How to Do Keyword Research: A Step-by-Step Beginner’s Guide

Introduction

Keyword research is the process of finding the exact words and phrases people type into Google when looking for information, products, or services related to your topic. It is the starting point of all SEO and content marketing efforts. Without it, you’re guessing — and guessing rarely ranks.

Why Keyword Research Is the Foundation of SEO

Every piece of content you publish should target a specific keyword or set of keywords. Keyword research tells you what your audience actually wants, how many people search for it each month, and how difficult it is to rank for. It turns content creation from guesswork into a strategic, data-driven process.

Step 1: Brainstorm Seed Keywords

Start with broad topics related to your niche — these are your seed keywords. If your blog is about digital marketing, your seed keywords might be: SEO, social media marketing, email marketing, Google Ads, content marketing. These seeds will be expanded into more specific long-tail keywords.
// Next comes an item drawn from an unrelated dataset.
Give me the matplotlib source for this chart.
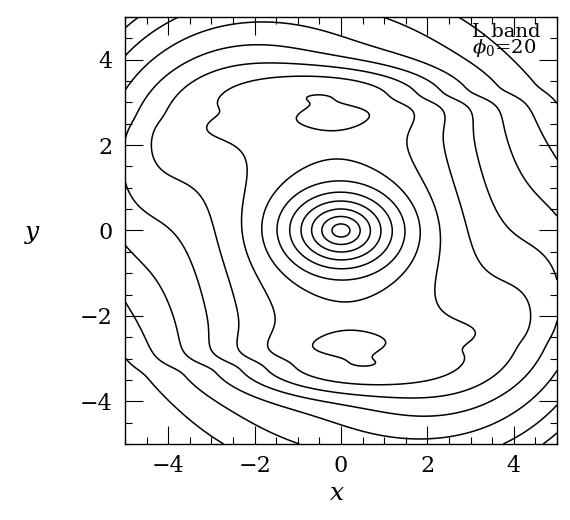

Step 2: Use Keyword Research Tools

Enter your seed keywords into research tools to find related keyword ideas along with their search volume (how many searches per month) and keyword difficulty (how hard it is to rank). Free tools include Google Keyword Planner, Ubersuggest, and AnswerThePublic. Paid tools like Ahrefs, SEMrush, and Moz offer deeper data.

Step 3: Focus on Long-Tail Keywords

Long-tail keywords are specific, longer phrases — for example, ‘how to do keyword research for a new blog’ instead of just ‘keyword research.’ They have lower search volume but far less competition and higher conversion intent. For beginners, long-tail keywords are the fastest path to getting ranked and driving targeted traffic.

Step 4: Understand Search Intent

Search intent is the reason behind a search. Is the person looking for information (informational intent), trying to buy something (transactional intent), or comparing options (commercial intent)? Match your content type to the intent. A transactional keyword needs a product or sales page, not a blog post.